Exercise: Reproduce each record exactly.

════════════════════

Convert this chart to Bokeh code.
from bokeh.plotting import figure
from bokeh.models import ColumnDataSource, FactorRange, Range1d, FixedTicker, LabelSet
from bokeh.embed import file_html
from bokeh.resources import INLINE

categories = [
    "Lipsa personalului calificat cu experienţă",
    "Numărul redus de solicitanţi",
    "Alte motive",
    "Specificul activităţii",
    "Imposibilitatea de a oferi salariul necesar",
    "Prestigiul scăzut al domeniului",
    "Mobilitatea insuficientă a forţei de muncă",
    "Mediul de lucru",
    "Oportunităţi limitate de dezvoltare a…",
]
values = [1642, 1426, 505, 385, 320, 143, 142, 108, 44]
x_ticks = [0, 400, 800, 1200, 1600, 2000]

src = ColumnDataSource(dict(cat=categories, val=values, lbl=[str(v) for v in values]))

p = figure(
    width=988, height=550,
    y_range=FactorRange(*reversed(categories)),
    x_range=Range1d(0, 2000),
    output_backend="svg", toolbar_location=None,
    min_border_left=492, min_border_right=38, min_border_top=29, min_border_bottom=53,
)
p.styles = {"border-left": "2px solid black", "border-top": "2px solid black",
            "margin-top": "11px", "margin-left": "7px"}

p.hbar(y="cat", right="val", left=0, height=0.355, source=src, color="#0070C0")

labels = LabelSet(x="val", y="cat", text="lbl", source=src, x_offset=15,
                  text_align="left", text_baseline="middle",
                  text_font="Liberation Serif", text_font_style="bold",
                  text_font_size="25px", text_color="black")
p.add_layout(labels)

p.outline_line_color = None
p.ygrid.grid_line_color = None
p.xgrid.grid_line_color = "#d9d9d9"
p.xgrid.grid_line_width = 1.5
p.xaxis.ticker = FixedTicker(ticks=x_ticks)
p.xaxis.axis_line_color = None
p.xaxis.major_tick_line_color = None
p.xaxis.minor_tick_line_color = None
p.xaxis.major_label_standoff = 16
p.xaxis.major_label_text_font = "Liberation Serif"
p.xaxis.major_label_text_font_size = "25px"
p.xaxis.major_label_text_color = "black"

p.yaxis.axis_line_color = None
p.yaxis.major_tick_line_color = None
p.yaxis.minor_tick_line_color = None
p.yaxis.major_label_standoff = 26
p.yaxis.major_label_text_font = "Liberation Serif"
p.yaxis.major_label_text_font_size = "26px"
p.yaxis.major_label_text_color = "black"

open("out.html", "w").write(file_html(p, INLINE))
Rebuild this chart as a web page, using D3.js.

════════════════════

Task output:
Convert this chart to Bokeh code.
from bokeh.plotting import figure
from bokeh.models import ColumnDataSource, FactorRange, Range1d, FixedTicker, LabelSet
from bokeh.embed import file_html
from bokeh.resources import INLINE

categories = [
    "Lipsa personalului calificat cu experienţă",
    "Numărul redus de solicitanţi",
    "Alte motive",
    "Specificul activităţii",
    "Imposibilitatea de a oferi salariul necesar",
    "Prestigiul scăzut al domeniului",
    "Mobilitatea insuficientă a forţei de muncă",
    "Mediul de lucru",
    "Oportunităţi limitate de dezvoltare a…",
]
values = [1642, 1426, 505, 385, 320, 143, 142, 108, 44]
x_ticks = [0, 400, 800, 1200, 1600, 2000]

src = ColumnDataSource(dict(cat=categories, val=values, lbl=[str(v) for v in values]))

p = figure(
    width=988, height=550,
    y_range=FactorRange(*reversed(categories)),
    x_range=Range1d(0, 2000),
    output_backend="svg", toolbar_location=None,
    min_border_left=492, min_border_right=38, min_border_top=29, min_border_bottom=53,
)
p.styles = {"border-left": "2px solid black", "border-top": "2px solid black",
            "margin-top": "11px", "margin-left": "7px"}

p.hbar(y="cat", right="val", left=0, height=0.355, source=src, color="#0070C0")

labels = LabelSet(x="val", y="cat", text="lbl", source=src, x_offset=15,
                  text_align="left", text_baseline="middle",
                  text_font="Liberation Serif", text_font_style="bold",
                  text_font_size="25px", text_color="black")
p.add_layout(labels)

p.outline_line_color = None
p.ygrid.grid_line_color = None
p.xgrid.grid_line_color = "#d9d9d9"
p.xgrid.grid_line_width = 1.5
p.xaxis.ticker = FixedTicker(ticks=x_ticks)
p.xaxis.axis_line_color = None
p.xaxis.major_tick_line_color = None
p.xaxis.minor_tick_line_color = None
p.xaxis.major_label_standoff = 16
p.xaxis.major_label_text_font = "Liberation Serif"
p.xaxis.major_label_text_font_size = "25px"
p.xaxis.major_label_text_color = "black"

p.yaxis.axis_line_color = None
p.yaxis.major_tick_line_color = None
p.yaxis.minor_tick_line_color = None
p.yaxis.major_label_standoff = 26
p.yaxis.major_label_text_font = "Liberation Serif"
p.yaxis.major_label_text_font_size = "26px"
p.yaxis.major_label_text_color = "black"

open("out.html", "w").write(file_html(p, INLINE))
Rebuild this chart as a web page, using D3.js.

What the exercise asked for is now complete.